I’ve already tried rebooting and running zpool clear, but that only temporarily resolves the issue. The problem comes back regularly, suggesting it’s not just a display issue.
The cables are securely connected, and there are no loose connections. A scrub is run weekly, but it doesn’t fix the problem permanently.
This isn’t your problem, but it’s a disastrously poor configuration, even leaving aside that you probably don’t have any use for SLOG and can’t effectively use L2ARC. And that SSD is completely unsuitable for SLOG.
I understand that the configuration may not be ideal, and I appreciate your feedback, but I’m not focused on the SSD setup at the moment since it’s not directly related to the issue I’m experiencing. My primary concern is the persistent errors that keep appearing in my ZFS pool, which zpool clear and a reboot only temporarily fix, but don’t resolve the underlying issue.
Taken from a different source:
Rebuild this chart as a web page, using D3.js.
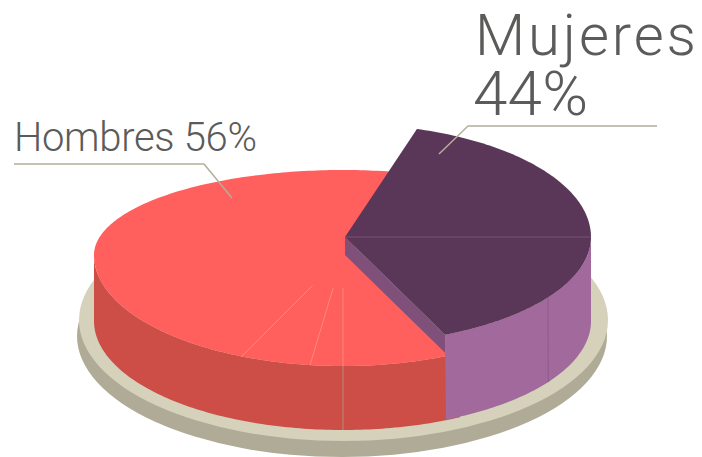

I’m aware that using an SSD for SLOG might not be the best choice and that L2ARC may not be fully optimized with my 16 GB of RAM (I realize that L2ARC typically requires more memory for optimal performance). However, for now, my goal is to address the errors and performance issues within the ZFS pool. The issues I’m facing seem to be hardware or disk-related rather than configuration-related.
I’ll look into improving the SSD setup later, but for now, any advice on fixing the ZFS errors would be greatly appreciated. Specifically, I’m looking for guidance on interpreting the SMART data, checking the disk health, and investigating if there’s any underlying hardware issue causing these warnings.
The CPU is running at 50°C, and the hard drive is at 45°C. The controller for the HDD is the standard one provided by QNAP.
It does seem very likely that this issue could be hardware or driver-related, as you mentioned. However, it’s worth noting that the drives ran without any issues in a mirror setup under Proxmox prior to this. If anyone has suggestions on how to further troubleshoot this, I’d appreciate it!
Not a cause of the problem but you should schedule weekly SMART short tests and monthly long tests, and implement @joeschmuck’s Multi-Report script so you get immediate warning of errors.
But I do note that you have never had a successful SMART long test run to completion.
The drive itself looks fine to me, but could benifit from fully completing a long test to confirm. No QNAP experience - donno what the internals look like, if it uses port multipliers or other kinds of things that would be considered as jank. Maybe drive just needs a reseat?
I’d investigate this as a hardware fault personally, not as an hdd fault.
If you want to confirm beyond doubt & got a spare pc lying around, see if you can replicate when you connect drives to it & a temporary truenas boot. It’ll at least confirm beyond doubt what should be looked at.